Eleven people killed as they welcomed the Lunar New Year at a dance hall popular with older Asian Americans. Seven Chinese and Latino farmworkers killed amid the serene beauty of California’s Half Moon Bay. A 17-year-old mother and her baby shot dead in an attack that killed six people across five generations of her family.

“In the end, there are simply too many guns in this country. And there has to be a change. This is not an acceptable way for a modern society to live and conduct its affairs,” San Mateo County Board of Supervisors President Dave Pine said Monday, in the wake of the mushroom farm shootings about 30 miles (48 kilometers) south of San Francisco. “Our hearts are broken.”

The grim news from Half Moon Bay came as Californians were still trying to process the weekend carnage at the ballroom dance club in Monterey Park, a bustling Asian American community at the eastern edge of Los Angeles.

Americans in recent years have learned to endure mass shootings in churches and grocery stores, concerts and office parks, and inside the homes of friends and neighbors.

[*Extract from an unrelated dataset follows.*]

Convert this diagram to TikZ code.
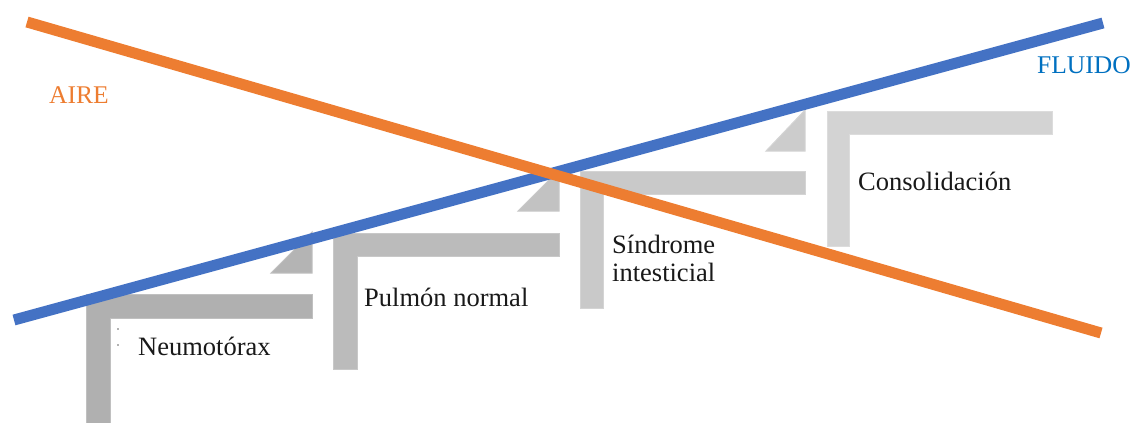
\documentclass[tikz,border=0pt]{standalone}
\usepackage{fontspec}
\setmainfont{Liberation Serif}
\definecolor{aireorange}{HTML}{ED7D31}
\definecolor{fluidoblue}{HTML}{4472C4}
\definecolor{fluidotext}{HTML}{0070C0}
\definecolor{gA}{HTML}{B0B0B0}\definecolor{gAe}{HTML}{C0C0C0}
\definecolor{gB}{HTML}{BBBBBB}\definecolor{gBe}{HTML}{C8C8C8}
\definecolor{gC}{HTML}{C9C9C9}\definecolor{gCe}{HTML}{D4D4D4}
\definecolor{gD}{HTML}{D3D3D3}\definecolor{gDe}{HTML}{DCDCDC}
\tikzset{
  label text/.style={inner sep=0pt, anchor=base west, text=black!90,
    font=\fontsize{26.5}{28}\selectfont, align=left},
  axis text/.style={inner sep=0pt, anchor=base west,
    font=\fontsize{25.5}{28}\selectfont},
  bar/.style={line width=11pt, line cap=butt},
  stair/.style={line width=1pt, line join=miter}
}
\begin{document}
\begin{tikzpicture}[x=1pt, y=-1pt]
  \useasboundingbox (0,0) rectangle (1136,423);
  \clip (0,0) rectangle (1136,423);

  % stepped gray brackets, darkest first
  \fill[gA, draw=gAe, stair] (86,294) -- (312,294) -- (312,318) -- (110,318) -- (110,430) -- (86,430) -- cycle;
  \fill[gA!95!white, draw=gAe, stair] (271,273) -- (312,273) -- (312,232) -- cycle;
  \fill[gB, draw=gBe, stair] (333,233) -- (559,233) -- (559,256) -- (357,256) -- (357,369) -- (333,369) -- cycle;
  \fill[gB!90!white, draw=gBe, stair] (518,211) -- (559,211) -- (559,170) -- cycle;
  \fill[gC, draw=gCe, stair] (580,171) -- (805,171) -- (805,194) -- (603,194) -- (603,308) -- (580,308) -- cycle;
  \fill[gC!95!white, draw=gCe, stair] (766,151) -- (805,151) -- (805,110) -- cycle;
  \fill[gD, draw=gDe, stair] (827,111) -- (1052,111) -- (1052,134) -- (849,134) -- (849,246) -- (827,246) -- cycle;

  % small marks beside the first label
  \fill[black!60] (118,329) circle (0.8pt);
  \fill[black!60] (118,345) circle (0.8pt);

  % labels (a two-line node sits on the baseline of its last line)
  \node[label text] (neumo) at (138,355) {Neumotórax};
  \node[label text] (pulmon) at (364,306) {Pulmón normal};
  \node[label text] (sindrome) at (612,281) {Síndrome\\intesticial};
  \node[label text] (consol) at (858,190) {Consolidación};
  \node[axis text, text=aireorange] (aire) at (49,103) {AIRE};
  \node[axis text, text=fluidotext] (fluido) at (1037,73) {FLUIDO};

  % crossing trend lines
  \coordinate (fluidoA) at (14,320);
  \coordinate (fluidoB) at (1103,23);
  \coordinate (aireA) at (27,22);
  \coordinate (aireB) at (1101,333);
  \draw[bar, fluidoblue] (fluidoA) -- (fluidoB);
  \draw[bar, aireorange] (aireA) -- (aireB);
\end{tikzpicture}
\end{document}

The violence can stem from hatred toward other communities, grievances within a group, secrets within families and bitterness among colleagues. But it often ends when a man with a grudge grabs a gun.

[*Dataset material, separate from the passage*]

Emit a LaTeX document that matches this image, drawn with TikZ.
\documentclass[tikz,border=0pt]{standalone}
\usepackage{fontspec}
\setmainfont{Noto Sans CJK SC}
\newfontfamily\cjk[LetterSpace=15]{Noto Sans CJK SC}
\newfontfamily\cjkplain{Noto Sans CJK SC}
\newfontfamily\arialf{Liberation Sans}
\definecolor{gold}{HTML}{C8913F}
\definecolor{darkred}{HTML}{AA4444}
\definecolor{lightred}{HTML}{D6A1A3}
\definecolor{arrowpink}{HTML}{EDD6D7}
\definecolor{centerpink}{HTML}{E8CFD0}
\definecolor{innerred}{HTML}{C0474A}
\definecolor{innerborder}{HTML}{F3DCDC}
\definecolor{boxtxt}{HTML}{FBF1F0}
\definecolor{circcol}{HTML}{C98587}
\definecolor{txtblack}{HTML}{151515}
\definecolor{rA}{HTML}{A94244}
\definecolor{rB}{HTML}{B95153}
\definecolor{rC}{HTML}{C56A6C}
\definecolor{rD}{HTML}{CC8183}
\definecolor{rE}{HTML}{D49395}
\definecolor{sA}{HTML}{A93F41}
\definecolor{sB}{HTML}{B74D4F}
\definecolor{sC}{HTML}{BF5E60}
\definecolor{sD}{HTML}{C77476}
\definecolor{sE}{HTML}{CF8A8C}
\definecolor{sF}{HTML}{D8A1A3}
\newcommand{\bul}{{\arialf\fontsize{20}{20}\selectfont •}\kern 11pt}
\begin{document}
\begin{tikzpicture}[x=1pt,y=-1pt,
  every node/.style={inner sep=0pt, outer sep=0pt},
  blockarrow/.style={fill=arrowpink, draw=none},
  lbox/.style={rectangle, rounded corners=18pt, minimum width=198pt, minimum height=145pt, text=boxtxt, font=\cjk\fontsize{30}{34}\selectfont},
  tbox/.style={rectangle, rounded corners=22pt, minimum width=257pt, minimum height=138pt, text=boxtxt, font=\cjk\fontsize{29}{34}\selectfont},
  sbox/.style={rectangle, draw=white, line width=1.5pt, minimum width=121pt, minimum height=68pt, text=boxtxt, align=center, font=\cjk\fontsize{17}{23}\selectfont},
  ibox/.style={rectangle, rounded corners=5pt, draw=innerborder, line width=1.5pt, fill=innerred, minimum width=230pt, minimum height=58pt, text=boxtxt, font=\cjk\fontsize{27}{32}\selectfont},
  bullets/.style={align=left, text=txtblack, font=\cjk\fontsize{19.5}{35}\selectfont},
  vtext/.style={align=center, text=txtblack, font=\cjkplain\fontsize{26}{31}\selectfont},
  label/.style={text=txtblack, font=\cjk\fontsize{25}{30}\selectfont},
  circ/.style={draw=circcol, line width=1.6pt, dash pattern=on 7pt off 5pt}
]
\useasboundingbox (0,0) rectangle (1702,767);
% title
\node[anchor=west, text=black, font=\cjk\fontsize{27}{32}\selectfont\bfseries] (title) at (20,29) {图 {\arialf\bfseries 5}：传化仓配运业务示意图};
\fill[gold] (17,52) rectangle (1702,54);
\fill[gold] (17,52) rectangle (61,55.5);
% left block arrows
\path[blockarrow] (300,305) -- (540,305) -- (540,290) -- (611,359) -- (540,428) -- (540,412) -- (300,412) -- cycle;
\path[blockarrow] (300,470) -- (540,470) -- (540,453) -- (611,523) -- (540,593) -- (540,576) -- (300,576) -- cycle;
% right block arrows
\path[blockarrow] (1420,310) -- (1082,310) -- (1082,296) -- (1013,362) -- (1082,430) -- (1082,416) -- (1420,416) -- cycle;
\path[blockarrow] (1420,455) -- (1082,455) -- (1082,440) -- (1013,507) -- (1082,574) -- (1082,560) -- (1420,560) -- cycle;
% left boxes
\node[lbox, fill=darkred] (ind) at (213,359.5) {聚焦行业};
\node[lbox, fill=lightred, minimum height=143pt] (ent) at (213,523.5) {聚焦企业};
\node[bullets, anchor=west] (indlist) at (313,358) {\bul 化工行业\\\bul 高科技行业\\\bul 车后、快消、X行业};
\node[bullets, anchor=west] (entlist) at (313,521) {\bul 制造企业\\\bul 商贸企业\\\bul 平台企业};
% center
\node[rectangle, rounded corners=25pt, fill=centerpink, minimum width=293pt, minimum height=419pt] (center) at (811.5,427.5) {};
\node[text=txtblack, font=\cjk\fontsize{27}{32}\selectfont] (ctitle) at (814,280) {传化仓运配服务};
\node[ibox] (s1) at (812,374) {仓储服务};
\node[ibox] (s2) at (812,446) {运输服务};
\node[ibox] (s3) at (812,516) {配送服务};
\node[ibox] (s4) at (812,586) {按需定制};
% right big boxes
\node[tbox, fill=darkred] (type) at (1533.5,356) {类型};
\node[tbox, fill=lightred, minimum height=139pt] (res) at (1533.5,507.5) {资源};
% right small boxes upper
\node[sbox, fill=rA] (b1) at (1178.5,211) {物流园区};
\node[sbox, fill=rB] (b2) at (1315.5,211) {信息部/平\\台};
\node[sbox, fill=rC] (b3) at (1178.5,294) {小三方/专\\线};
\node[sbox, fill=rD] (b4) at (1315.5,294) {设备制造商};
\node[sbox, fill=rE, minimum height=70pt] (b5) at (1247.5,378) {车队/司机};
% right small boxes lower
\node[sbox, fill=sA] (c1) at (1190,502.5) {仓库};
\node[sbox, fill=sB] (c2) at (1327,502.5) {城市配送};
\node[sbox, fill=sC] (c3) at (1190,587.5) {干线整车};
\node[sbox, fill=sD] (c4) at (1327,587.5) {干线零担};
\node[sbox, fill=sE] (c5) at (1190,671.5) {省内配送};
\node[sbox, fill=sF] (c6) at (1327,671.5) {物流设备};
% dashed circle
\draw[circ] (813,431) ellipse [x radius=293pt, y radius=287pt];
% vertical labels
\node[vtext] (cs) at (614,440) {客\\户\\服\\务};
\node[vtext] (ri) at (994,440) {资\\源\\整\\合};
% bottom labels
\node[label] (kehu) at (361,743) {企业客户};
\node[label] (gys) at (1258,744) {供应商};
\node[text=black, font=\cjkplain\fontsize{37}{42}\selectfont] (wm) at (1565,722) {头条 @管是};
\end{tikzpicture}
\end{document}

Sometimes, it’s not even clear a grudge sparked the outburst.

“There was no apparent conflict between the parties. The male just walked in and started shooting,” Yakima Police Chief Matt Murray said after three people were shot dead at a Circle K convenience store in Washington state early Tuesday, adding to the nation’s grief.

A database of mass killings maintained by The Associated Press, USA Today and Northeastern University shows 2023 off to a particularly deadly start. The bloodshed began on Jan. 4, when a Utah man, investigated but never charged over a 2020 child abuse complaint, shot and killed his wife, her mother and their five children before killing himself.

The database shows 2,793 people have lost their lives in mass killings — those that involve four or more victims, excluding the killer — since 2006. And the recent wave of violence follows a spike in 2022, when the U.S. recorded 42 mass killings, the second highest tally in that time span.

And even gunfire that takes fewer lives, or none at all, can shock the conscience, as was the case in Virginia this month when a 6-year-old boy shot and wounded his teacher in front of his classmates. Virginia Beach Mayor Phillip Jones said he could barely wrap his head around it. And two teenage students were killed Monday in a school shooting in Iowa.

In the Saturday night shooting in Monterey Park, 11 people died and nine others were injured when a 72-year-old man opened fire at the Star Ballroom Dance Studio, just hours after tens of thousands of revelers filled the streets nearby for Lunar New Year festivities. The gunman killed himself as police approached his van the next day.

The 67-year-old suspect in the Half Moon Bay shooting was arrested in the parking lot of a police station. In both cases, investigators are still trying to learn what fueled the shootings.

“We have not even had time to grieve for those lost in the terrible shooting in Monterey Park. Gun violence must stop,” Pine said. “The status quo cannot be tolerated.”